Data provided
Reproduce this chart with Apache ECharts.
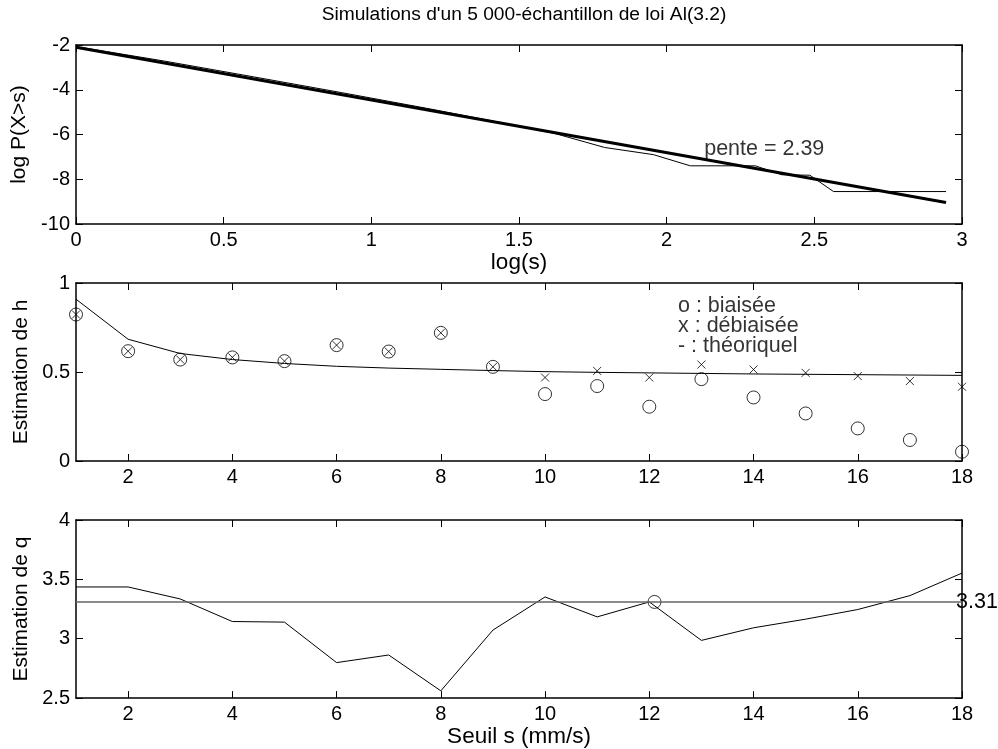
<!DOCTYPE html>
<html>
<head>
<meta charset="utf-8">
<script src="https://cdn.jsdelivr.net/npm/echarts@6/dist/echarts.min.js"></script>
<style>
  html, body { margin: 0; padding: 0; background: #fff; }
  #chart { width: 998px; height: 749px; }
</style>
</head>
<body>
<div id="chart"></div>
<script>
// top panel : log-log tail
var logS = [0, 0.3, 0.6, 0.9, 1.2, 1.45, 1.62, 1.79, 1.955, 2.08, 2.3, 2.39, 2.485, 2.565, 2.946];
var logP = [-2.07, -2.72, -3.42, -4.13, -4.86, -5.5, -5.95, -6.58, -6.9, -7.4, -7.4, -7.8, -7.82, -8.55, -8.55];
var fitX = [0, 2.946];
var fitY = [-2.1, -9.04];

// middle panel : estimation of h
var seuils = [1, 2, 3, 4, 5, 6, 7, 8, 9, 10, 11, 12, 13, 14, 15, 16, 17, 18];
var hBiaisee = [0.823, 0.617, 0.570, 0.582, 0.561, 0.651, 0.615, 0.720, 0.529, 0.376, 0.421, 0.305, 0.460, 0.357, 0.267, 0.183, 0.118, 0.052];
var hDebiaisee = [0.823, 0.617, 0.570, 0.582, 0.561, 0.651, 0.615, 0.720, 0.529, 0.469, 0.506, 0.469, 0.542, 0.514, 0.495, 0.477, 0.449, 0.417];
var hTheorique = [0.909, 0.684, 0.604, 0.570, 0.548, 0.532, 0.522, 0.515, 0.508, 0.502, 0.498, 0.495, 0.492, 0.489, 0.487, 0.485, 0.483, 0.481];
var legendLines = ['o : biaisée', 'x : débiaisée', '- : théoriquel'];
var legendY = [0.869, 0.757, 0.645];

// bottom panel : estimation of q
var qEst = [3.436, 3.436, 3.335, 3.145, 3.14, 2.799, 2.863, 2.561, 3.073, 3.352, 3.184, 3.31, 2.986, 3.092, 3.165, 3.246, 3.363, 3.553];
var qMoyen = 3.31;
var qPoint = [12.1, 3.31];

var evenTicks = [2, 4, 6, 8, 10, 12, 14, 16, 18];
var font = "'Liberation Sans', Arial, Helvetica, sans-serif";
var tickSize = 20;
var nameSize = 21.5;

function pairs(xs, ys) {
  return xs.map(function (x, i) { return [x, ys[i]]; });
}

function xAxisFor(grid, min, max, interval, name, gap, custom, main) {
  var ax = {
    type: 'value', gridIndex: grid, min: min, max: max, interval: interval,
    position: main ? 'bottom' : 'top',
    axisLine: { show: true, onZero: false, lineStyle: { color: '#000', width: 1.5 } },
    axisTick: { show: true, inside: true, length: 7, lineStyle: { color: '#000' } },
    axisLabel: { show: main, color: '#000', fontSize: tickSize, fontFamily: font, margin: 6 },
    splitLine: { show: false }
  };
  if (custom) {
    ax.axisTick.customValues = custom;
    ax.axisLabel.customValues = custom;
  }
  if (main && name) {
    ax.name = name;
    ax.nameLocation = 'middle';
    ax.nameGap = gap;
    ax.nameTextStyle = { color: '#000', fontSize: 22.5, fontFamily: font };
  }
  return ax;
}

function yAxisFor(grid, min, max, interval, name, main) {
  var ax = {
    type: 'value', gridIndex: grid, min: min, max: max, interval: interval,
    position: main ? 'left' : 'right',
    axisLine: { show: true, onZero: false, lineStyle: { color: '#000', width: 1.5 } },
    axisTick: { show: true, inside: true, length: 7, lineStyle: { color: '#000' } },
    axisLabel: { show: main, color: '#000', fontSize: tickSize, fontFamily: font, margin: 6 },
    splitLine: { show: false }
  };
  if (main) {
    ax.name = name;
    ax.nameLocation = 'middle';
    ax.nameGap = 41;
    ax.nameTextStyle = { color: '#000', fontSize: 21, fontFamily: font };
  }
  return ax;
}

var chart = echarts.init(document.getElementById('chart'));
chart.setOption({
  animation: false,
  backgroundColor: '#fff',
  title: {
    text: "Simulations d'un 5 000-échantillon de loi Al(3.2)",
    left: 519, top: 0, textAlign: 'center',
    textStyle: { color: '#000', fontSize: 19.2, fontWeight: 'normal', fontFamily: font }
  },
  grid: [
    { left: 76, right: 36, top: 45, height: 179 },
    { left: 76, right: 36, top: 283, height: 178 },
    { left: 76, right: 36, top: 520, height: 179 }
  ],
  xAxis: [
    xAxisFor(0, 0, 3, 0.5, 'log(s)', 27, null, true),
    xAxisFor(0, 0, 3, 0.5, null, 0, null, false),
    xAxisFor(1, 1, 18, 1, null, 0, evenTicks, true),
    xAxisFor(1, 1, 18, 1, null, 0, evenTicks, false),
    xAxisFor(2, 1, 18, 1, 'Seuil s (mm/s)', 23, evenTicks, true),
    xAxisFor(2, 1, 18, 1, null, 0, evenTicks, false)
  ],
  yAxis: [
    yAxisFor(0, -10, -2, 2, 'log P(X>s)', true),
    yAxisFor(0, -10, -2, 2, null, false),
    yAxisFor(1, 0, 1, 0.5, 'Estimation de h', true),
    yAxisFor(1, 0, 1, 0.5, null, false),
    yAxisFor(2, 2.5, 4, 0.5, 'Estimation de q', true),
    yAxisFor(2, 2.5, 4, 0.5, null, false)
  ],
  series: [
    {
      type: 'line', xAxisIndex: 0, yAxisIndex: 0, data: pairs(logS, logP),
      showSymbol: false, lineStyle: { color: '#000', width: 1 }
    },
    {
      type: 'line', xAxisIndex: 0, yAxisIndex: 0, data: pairs(fitX, fitY),
      showSymbol: false, lineStyle: { color: '#000', width: 3 }
    },
    {
      type: 'scatter', xAxisIndex: 0, yAxisIndex: 0, data: [[2.127, -6.64]],
      symbolSize: 0, silent: true,
      label: { show: true, position: 'right', distance: 0, formatter: 'pente = 2.39',
               color: '#000', fontSize: nameSize, fontFamily: font }
    },
    {
      type: 'line', xAxisIndex: 2, yAxisIndex: 2, data: pairs(seuils, hTheorique),
      showSymbol: false, lineStyle: { color: '#000', width: 1 }
    },
    {
      type: 'scatter', xAxisIndex: 2, yAxisIndex: 2, data: pairs(seuils, hBiaisee),
      symbol: 'circle', symbolSize: 13,
      itemStyle: { color: 'rgba(0,0,0,0)', borderColor: '#000', borderWidth: 1 }
    },
    {
      type: 'scatter', xAxisIndex: 2, yAxisIndex: 2, data: pairs(seuils, hDebiaisee),
      symbol: 'path://M0,0L10,10M10,0L0,10', symbolSize: 8,
      itemStyle: { color: 'rgba(0,0,0,0)', borderColor: '#000', borderWidth: 1 }
    },
    {
      type: 'scatter', xAxisIndex: 2, yAxisIndex: 2, symbolSize: 0, silent: true,
      data: legendLines.map(function (t, i) { return { value: [12.55, legendY[i]], name: t }; }),
      label: { show: true, position: 'right', distance: 0, formatter: '{b}',
               color: '#000', fontSize: nameSize, fontFamily: font }
    },
    {
      type: 'line', xAxisIndex: 4, yAxisIndex: 4, data: pairs(seuils, qEst),
      showSymbol: false, lineStyle: { color: '#000', width: 1 },
      markLine: {
        silent: true, symbol: 'none',
        lineStyle: { color: '#666', width: 1.5, type: 'solid' },
        label: { show: true, position: 'end', distance: -6, formatter: '3.31',
                 color: '#000', fontSize: nameSize, fontFamily: font },
        data: [{ yAxis: qMoyen }]
      }
    },
    {
      type: 'scatter', xAxisIndex: 4, yAxisIndex: 4, data: [qPoint],
      symbol: 'circle', symbolSize: 13,
      itemStyle: { color: 'rgba(0,0,0,0)', borderColor: '#000', borderWidth: 1 }
    }
  ]
});
</script>
</body>
</html>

Problem statement
Return the listing above in full and without alteration, excluding its pictures.

Response
Reproduce this chart with Apache ECharts.
<!DOCTYPE html>
<html>
<head>
<meta charset="utf-8">
<script src="https://cdn.jsdelivr.net/npm/echarts@6/dist/echarts.min.js"></script>
<style>
  html, body { margin: 0; padding: 0; background: #fff; }
  #chart { width: 998px; height: 749px; }
</style>
</head>
<body>
<div id="chart"></div>
<script>
// top panel : log-log tail
var logS = [0, 0.3, 0.6, 0.9, 1.2, 1.45, 1.62, 1.79, 1.955, 2.08, 2.3, 2.39, 2.485, 2.565, 2.946];
var logP = [-2.07, -2.72, -3.42, -4.13, -4.86, -5.5, -5.95, -6.58, -6.9, -7.4, -7.4, -7.8, -7.82, -8.55, -8.55];
var fitX = [0, 2.946];
var fitY = [-2.1, -9.04];

// middle panel : estimation of h
var seuils = [1, 2, 3, 4, 5, 6, 7, 8, 9, 10, 11, 12, 13, 14, 15, 16, 17, 18];
var hBiaisee = [0.823, 0.617, 0.570, 0.582, 0.561, 0.651, 0.615, 0.720, 0.529, 0.376, 0.421, 0.305, 0.460, 0.357, 0.267, 0.183, 0.118, 0.052];
var hDebiaisee = [0.823, 0.617, 0.570, 0.582, 0.561, 0.651, 0.615, 0.720, 0.529, 0.469, 0.506, 0.469, 0.542, 0.514, 0.495, 0.477, 0.449, 0.417];
var hTheorique = [0.909, 0.684, 0.604, 0.570, 0.548, 0.532, 0.522, 0.515, 0.508, 0.502, 0.498, 0.495, 0.492, 0.489, 0.487, 0.485, 0.483, 0.481];
var legendLines = ['o : biaisée', 'x : débiaisée', '- : théoriquel'];
var legendY = [0.869, 0.757, 0.645];

// bottom panel : estimation of q
var qEst = [3.436, 3.436, 3.335, 3.145, 3.14, 2.799, 2.863, 2.561, 3.073, 3.352, 3.184, 3.31, 2.986, 3.092, 3.165, 3.246, 3.363, 3.553];
var qMoyen = 3.31;
var qPoint = [12.1, 3.31];

var evenTicks = [2, 4, 6, 8, 10, 12, 14, 16, 18];
var font = "'Liberation Sans', Arial, Helvetica, sans-serif";
var tickSize = 20;
var nameSize = 21.5;

function pairs(xs, ys) {
  return xs.map(function (x, i) { return [x, ys[i]]; });
}

function xAxisFor(grid, min, max, interval, name, gap, custom, main) {
  var ax = {
    type: 'value', gridIndex: grid, min: min, max: max, interval: interval,
    position: main ? 'bottom' : 'top',
    axisLine: { show: true, onZero: false, lineStyle: { color: '#000', width: 1.5 } },
    axisTick: { show: true, inside: true, length: 7, lineStyle: { color: '#000' } },
    axisLabel: { show: main, color: '#000', fontSize: tickSize, fontFamily: font, margin: 6 },
    splitLine: { show: false }
  };
  if (custom) {
    ax.axisTick.customValues = custom;
    ax.axisLabel.customValues = custom;
  }
  if (main && name) {
    ax.name = name;
    ax.nameLocation = 'middle';
    ax.nameGap = gap;
    ax.nameTextStyle = { color: '#000', fontSize: 22.5, fontFamily: font };
  }
  return ax;
}

function yAxisFor(grid, min, max, interval, name, main) {
  var ax = {
    type: 'value', gridIndex: grid, min: min, max: max, interval: interval,
    position: main ? 'left' : 'right',
    axisLine: { show: true, onZero: false, lineStyle: { color: '#000', width: 1.5 } },
    axisTick: { show: true, inside: true, length: 7, lineStyle: { color: '#000' } },
    axisLabel: { show: main, color: '#000', fontSize: tickSize, fontFamily: font, margin: 6 },
    splitLine: { show: false }
  };
  if (main) {
    ax.name = name;
    ax.nameLocation = 'middle';
    ax.nameGap = 41;
    ax.nameTextStyle = { color: '#000', fontSize: 21, fontFamily: font };
  }
  return ax;
}

var chart = echarts.init(document.getElementById('chart'));
chart.setOption({
  animation: false,
  backgroundColor: '#fff',
  title: {
    text: "Simulations d'un 5 000-échantillon de loi Al(3.2)",
    left: 519, top: 0, textAlign: 'center',
    textStyle: { color: '#000', fontSize: 19.2, fontWeight: 'normal', fontFamily: font }
  },
  grid: [
    { left: 76, right: 36, top: 45, height: 179 },
    { left: 76, right: 36, top: 283, height: 178 },
    { left: 76, right: 36, top: 520, height: 179 }
  ],
  xAxis: [
    xAxisFor(0, 0, 3, 0.5, 'log(s)', 27, null, true),
    xAxisFor(0, 0, 3, 0.5, null, 0, null, false),
    xAxisFor(1, 1, 18, 1, null, 0, evenTicks, true),
    xAxisFor(1, 1, 18, 1, null, 0, evenTicks, false),
    xAxisFor(2, 1, 18, 1, 'Seuil s (mm/s)', 23, evenTicks, true),
    xAxisFor(2, 1, 18, 1, null, 0, evenTicks, false)
  ],
  yAxis: [
    yAxisFor(0, -10, -2, 2, 'log P(X>s)', true),
    yAxisFor(0, -10, -2, 2, null, false),
    yAxisFor(1, 0, 1, 0.5, 'Estimation de h', true),
    yAxisFor(1, 0, 1, 0.5, null, false),
    yAxisFor(2, 2.5, 4, 0.5, 'Estimation de q', true),
    yAxisFor(2, 2.5, 4, 0.5, null, false)
  ],
  series: [
    {
      type: 'line', xAxisIndex: 0, yAxisIndex: 0, data: pairs(logS, logP),
      showSymbol: false, lineStyle: { color: '#000', width: 1 }
    },
    {
      type: 'line', xAxisIndex: 0, yAxisIndex: 0, data: pairs(fitX, fitY),
      showSymbol: false, lineStyle: { color: '#000', width: 3 }
    },
    {
      type: 'scatter', xAxisIndex: 0, yAxisIndex: 0, data: [[2.127, -6.64]],
      symbolSize: 0, silent: true,
      label: { show: true, position: 'right', distance: 0, formatter: 'pente = 2.39',
               color: '#000', fontSize: nameSize, fontFamily: font }
    },
    {
      type: 'line', xAxisIndex: 2, yAxisIndex: 2, data: pairs(seuils, hTheorique),
      showSymbol: false, lineStyle: { color: '#000', width: 1 }
    },
    {
      type: 'scatter', xAxisIndex: 2, yAxisIndex: 2, data: pairs(seuils, hBiaisee),
      symbol: 'circle', symbolSize: 13,
      itemStyle: { color: 'rgba(0,0,0,0)', borderColor: '#000', borderWidth: 1 }
    },
    {
      type: 'scatter', xAxisIndex: 2, yAxisIndex: 2, data: pairs(seuils, hDebiaisee),
      symbol: 'path://M0,0L10,10M10,0L0,10', symbolSize: 8,
      itemStyle: { color: 'rgba(0,0,0,0)', borderColor: '#000', borderWidth: 1 }
    },
    {
      type: 'scatter', xAxisIndex: 2, yAxisIndex: 2, symbolSize: 0, silent: true,
      data: legendLines.map(function (t, i) { return { value: [12.55, legendY[i]], name: t }; }),
      label: { show: true, position: 'right', distance: 0, formatter: '{b}',
               color: '#000', fontSize: nameSize, fontFamily: font }
    },
    {
      type: 'line', xAxisIndex: 4, yAxisIndex: 4, data: pairs(seuils, qEst),
      showSymbol: false, lineStyle: { color: '#000', width: 1 },
      markLine: {
        silent: true, symbol: 'none',
        lineStyle: { color: '#666', width: 1.5, type: 'solid' },
        label: { show: true, position: 'end', distance: -6, formatter: '3.31',
                 color: '#000', fontSize: nameSize, fontFamily: font },
        data: [{ yAxis: qMoyen }]
      }
    },
    {
      type: 'scatter', xAxisIndex: 4, yAxisIndex: 4, data: [qPoint],
      symbol: 'circle', symbolSize: 13,
      itemStyle: { color: 'rgba(0,0,0,0)', borderColor: '#000', borderWidth: 1 }
    }
  ]
});
</script>
</body>
</html>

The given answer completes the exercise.